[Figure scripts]
%%
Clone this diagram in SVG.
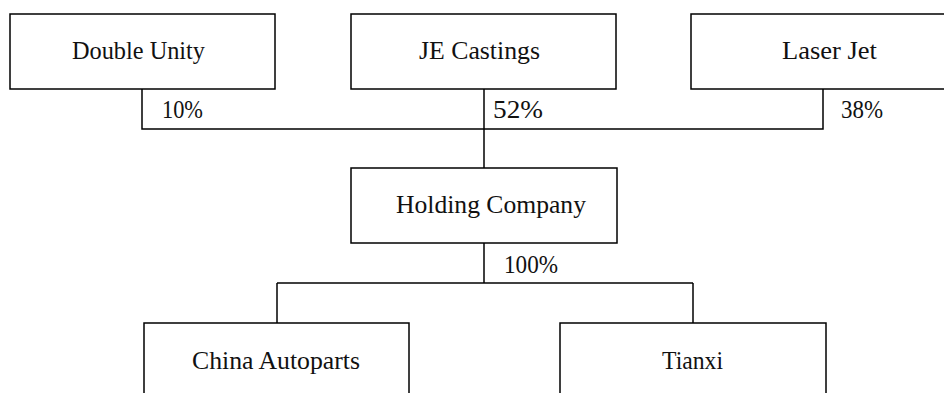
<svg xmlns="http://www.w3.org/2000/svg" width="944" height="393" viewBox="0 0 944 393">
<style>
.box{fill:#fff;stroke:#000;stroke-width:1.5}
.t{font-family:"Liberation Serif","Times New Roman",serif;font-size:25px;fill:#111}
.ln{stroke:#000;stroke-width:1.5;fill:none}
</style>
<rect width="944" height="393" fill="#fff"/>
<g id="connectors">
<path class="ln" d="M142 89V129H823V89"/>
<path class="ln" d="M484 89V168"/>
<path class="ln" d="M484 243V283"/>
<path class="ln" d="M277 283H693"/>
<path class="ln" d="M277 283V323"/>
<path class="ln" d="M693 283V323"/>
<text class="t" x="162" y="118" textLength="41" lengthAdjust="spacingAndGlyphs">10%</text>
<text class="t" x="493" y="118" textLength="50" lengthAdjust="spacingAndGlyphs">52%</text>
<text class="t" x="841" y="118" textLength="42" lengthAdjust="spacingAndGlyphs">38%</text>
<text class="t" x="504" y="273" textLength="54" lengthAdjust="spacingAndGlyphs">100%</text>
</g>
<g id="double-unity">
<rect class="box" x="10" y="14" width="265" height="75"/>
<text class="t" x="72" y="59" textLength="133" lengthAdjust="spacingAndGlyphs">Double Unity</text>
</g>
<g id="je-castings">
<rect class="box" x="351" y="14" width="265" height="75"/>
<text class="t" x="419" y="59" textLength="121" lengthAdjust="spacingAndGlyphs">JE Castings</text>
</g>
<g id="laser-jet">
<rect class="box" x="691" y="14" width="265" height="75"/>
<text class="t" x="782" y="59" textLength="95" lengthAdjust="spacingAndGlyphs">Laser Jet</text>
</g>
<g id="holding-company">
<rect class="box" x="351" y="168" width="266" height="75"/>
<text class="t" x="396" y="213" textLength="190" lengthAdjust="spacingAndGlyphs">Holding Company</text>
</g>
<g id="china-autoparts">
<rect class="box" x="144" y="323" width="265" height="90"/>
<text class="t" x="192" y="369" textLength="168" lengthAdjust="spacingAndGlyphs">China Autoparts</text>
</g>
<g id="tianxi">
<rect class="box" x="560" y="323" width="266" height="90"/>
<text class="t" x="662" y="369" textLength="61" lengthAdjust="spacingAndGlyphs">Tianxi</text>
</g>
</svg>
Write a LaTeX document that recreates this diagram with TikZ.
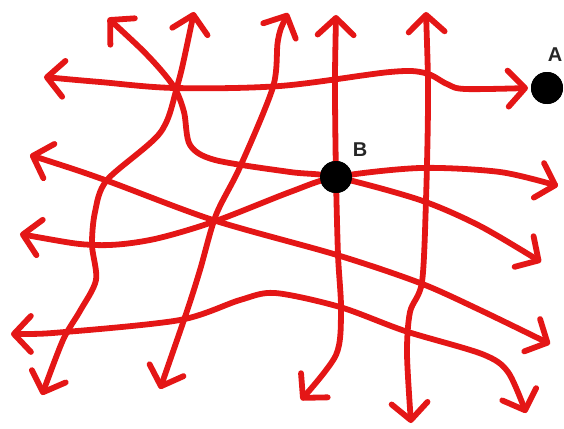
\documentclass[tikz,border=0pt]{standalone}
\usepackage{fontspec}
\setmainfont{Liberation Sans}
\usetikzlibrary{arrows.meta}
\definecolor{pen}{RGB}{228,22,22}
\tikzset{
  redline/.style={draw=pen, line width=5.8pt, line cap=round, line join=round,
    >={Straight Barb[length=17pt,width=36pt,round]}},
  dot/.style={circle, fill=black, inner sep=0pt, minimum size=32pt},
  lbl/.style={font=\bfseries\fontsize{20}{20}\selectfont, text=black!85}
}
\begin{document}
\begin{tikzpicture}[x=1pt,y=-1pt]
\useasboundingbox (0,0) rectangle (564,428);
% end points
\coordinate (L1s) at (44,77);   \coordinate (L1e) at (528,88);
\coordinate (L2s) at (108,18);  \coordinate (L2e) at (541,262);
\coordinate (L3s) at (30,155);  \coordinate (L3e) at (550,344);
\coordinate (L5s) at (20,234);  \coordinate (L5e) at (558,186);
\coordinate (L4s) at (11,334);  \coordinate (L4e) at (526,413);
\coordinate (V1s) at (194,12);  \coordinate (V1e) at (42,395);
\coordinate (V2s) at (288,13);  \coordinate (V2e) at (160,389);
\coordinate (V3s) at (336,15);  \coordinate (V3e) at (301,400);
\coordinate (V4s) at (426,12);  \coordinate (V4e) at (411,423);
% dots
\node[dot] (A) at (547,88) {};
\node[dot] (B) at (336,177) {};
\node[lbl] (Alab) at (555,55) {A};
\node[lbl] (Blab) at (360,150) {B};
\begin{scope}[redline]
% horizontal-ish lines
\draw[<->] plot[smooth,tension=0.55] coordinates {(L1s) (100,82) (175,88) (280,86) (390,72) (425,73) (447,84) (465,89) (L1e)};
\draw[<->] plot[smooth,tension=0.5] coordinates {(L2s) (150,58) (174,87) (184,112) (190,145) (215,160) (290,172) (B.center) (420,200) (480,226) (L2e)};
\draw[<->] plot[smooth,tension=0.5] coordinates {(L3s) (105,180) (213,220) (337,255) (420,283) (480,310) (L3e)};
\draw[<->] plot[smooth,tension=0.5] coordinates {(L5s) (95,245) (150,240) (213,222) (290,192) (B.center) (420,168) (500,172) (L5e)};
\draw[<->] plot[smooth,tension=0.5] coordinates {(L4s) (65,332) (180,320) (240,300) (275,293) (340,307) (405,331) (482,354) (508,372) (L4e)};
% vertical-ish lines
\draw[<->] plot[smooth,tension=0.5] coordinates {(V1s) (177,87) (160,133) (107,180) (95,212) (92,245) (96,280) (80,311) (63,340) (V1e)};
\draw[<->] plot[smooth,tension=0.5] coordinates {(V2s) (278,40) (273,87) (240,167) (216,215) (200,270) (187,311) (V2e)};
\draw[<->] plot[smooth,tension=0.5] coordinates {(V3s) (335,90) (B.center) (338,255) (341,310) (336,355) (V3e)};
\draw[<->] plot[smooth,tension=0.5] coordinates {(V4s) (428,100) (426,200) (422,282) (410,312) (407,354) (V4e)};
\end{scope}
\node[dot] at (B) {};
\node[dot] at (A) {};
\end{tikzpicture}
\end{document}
%%
Given instruction: Pictures stay out; reproduce every line of the records exactly.

Final answer:
Clone this diagram in SVG.
<svg xmlns="http://www.w3.org/2000/svg" width="944" height="393" viewBox="0 0 944 393">
<style>
.box{fill:#fff;stroke:#000;stroke-width:1.5}
.t{font-family:"Liberation Serif","Times New Roman",serif;font-size:25px;fill:#111}
.ln{stroke:#000;stroke-width:1.5;fill:none}
</style>
<rect width="944" height="393" fill="#fff"/>
<g id="connectors">
<path class="ln" d="M142 89V129H823V89"/>
<path class="ln" d="M484 89V168"/>
<path class="ln" d="M484 243V283"/>
<path class="ln" d="M277 283H693"/>
<path class="ln" d="M277 283V323"/>
<path class="ln" d="M693 283V323"/>
<text class="t" x="162" y="118" textLength="41" lengthAdjust="spacingAndGlyphs">10%</text>
<text class="t" x="493" y="118" textLength="50" lengthAdjust="spacingAndGlyphs">52%</text>
<text class="t" x="841" y="118" textLength="42" lengthAdjust="spacingAndGlyphs">38%</text>
<text class="t" x="504" y="273" textLength="54" lengthAdjust="spacingAndGlyphs">100%</text>
</g>
<g id="double-unity">
<rect class="box" x="10" y="14" width="265" height="75"/>
<text class="t" x="72" y="59" textLength="133" lengthAdjust="spacingAndGlyphs">Double Unity</text>
</g>
<g id="je-castings">
<rect class="box" x="351" y="14" width="265" height="75"/>
<text class="t" x="419" y="59" textLength="121" lengthAdjust="spacingAndGlyphs">JE Castings</text>
</g>
<g id="laser-jet">
<rect class="box" x="691" y="14" width="265" height="75"/>
<text class="t" x="782" y="59" textLength="95" lengthAdjust="spacingAndGlyphs">Laser Jet</text>
</g>
<g id="holding-company">
<rect class="box" x="351" y="168" width="266" height="75"/>
<text class="t" x="396" y="213" textLength="190" lengthAdjust="spacingAndGlyphs">Holding Company</text>
</g>
<g id="china-autoparts">
<rect class="box" x="144" y="323" width="265" height="90"/>
<text class="t" x="192" y="369" textLength="168" lengthAdjust="spacingAndGlyphs">China Autoparts</text>
</g>
<g id="tianxi">
<rect class="box" x="560" y="323" width="266" height="90"/>
<text class="t" x="662" y="369" textLength="61" lengthAdjust="spacingAndGlyphs">Tianxi</text>
</g>
</svg>
Write a LaTeX document that recreates this diagram with TikZ.
\documentclass[tikz,border=0pt]{standalone}
\usepackage{fontspec}
\setmainfont{Liberation Sans}
\usetikzlibrary{arrows.meta}
\definecolor{pen}{RGB}{228,22,22}
\tikzset{
  redline/.style={draw=pen, line width=5.8pt, line cap=round, line join=round,
    >={Straight Barb[length=17pt,width=36pt,round]}},
  dot/.style={circle, fill=black, inner sep=0pt, minimum size=32pt},
  lbl/.style={font=\bfseries\fontsize{20}{20}\selectfont, text=black!85}
}
\begin{document}
\begin{tikzpicture}[x=1pt,y=-1pt]
\useasboundingbox (0,0) rectangle (564,428);
% end points
\coordinate (L1s) at (44,77);   \coordinate (L1e) at (528,88);
\coordinate (L2s) at (108,18);  \coordinate (L2e) at (541,262);
\coordinate (L3s) at (30,155);  \coordinate (L3e) at (550,344);
\coordinate (L5s) at (20,234);  \coordinate (L5e) at (558,186);
\coordinate (L4s) at (11,334);  \coordinate (L4e) at (526,413);
\coordinate (V1s) at (194,12);  \coordinate (V1e) at (42,395);
\coordinate (V2s) at (288,13);  \coordinate (V2e) at (160,389);
\coordinate (V3s) at (336,15);  \coordinate (V3e) at (301,400);
\coordinate (V4s) at (426,12);  \coordinate (V4e) at (411,423);
% dots
\node[dot] (A) at (547,88) {};
\node[dot] (B) at (336,177) {};
\node[lbl] (Alab) at (555,55) {A};
\node[lbl] (Blab) at (360,150) {B};
\begin{scope}[redline]
% horizontal-ish lines
\draw[<->] plot[smooth,tension=0.55] coordinates {(L1s) (100,82) (175,88) (280,86) (390,72) (425,73) (447,84) (465,89) (L1e)};
\draw[<->] plot[smooth,tension=0.5] coordinates {(L2s) (150,58) (174,87) (184,112) (190,145) (215,160) (290,172) (B.center) (420,200) (480,226) (L2e)};
\draw[<->] plot[smooth,tension=0.5] coordinates {(L3s) (105,180) (213,220) (337,255) (420,283) (480,310) (L3e)};
\draw[<->] plot[smooth,tension=0.5] coordinates {(L5s) (95,245) (150,240) (213,222) (290,192) (B.center) (420,168) (500,172) (L5e)};
\draw[<->] plot[smooth,tension=0.5] coordinates {(L4s) (65,332) (180,320) (240,300) (275,293) (340,307) (405,331) (482,354) (508,372) (L4e)};
% vertical-ish lines
\draw[<->] plot[smooth,tension=0.5] coordinates {(V1s) (177,87) (160,133) (107,180) (95,212) (92,245) (96,280) (80,311) (63,340) (V1e)};
\draw[<->] plot[smooth,tension=0.5] coordinates {(V2s) (278,40) (273,87) (240,167) (216,215) (200,270) (187,311) (V2e)};
\draw[<->] plot[smooth,tension=0.5] coordinates {(V3s) (335,90) (B.center) (338,255) (341,310) (336,355) (V3e)};
\draw[<->] plot[smooth,tension=0.5] coordinates {(V4s) (428,100) (426,200) (422,282) (410,312) (407,354) (V4e)};
\end{scope}
\node[dot] at (B) {};
\node[dot] at (A) {};
\end{tikzpicture}
\end{document}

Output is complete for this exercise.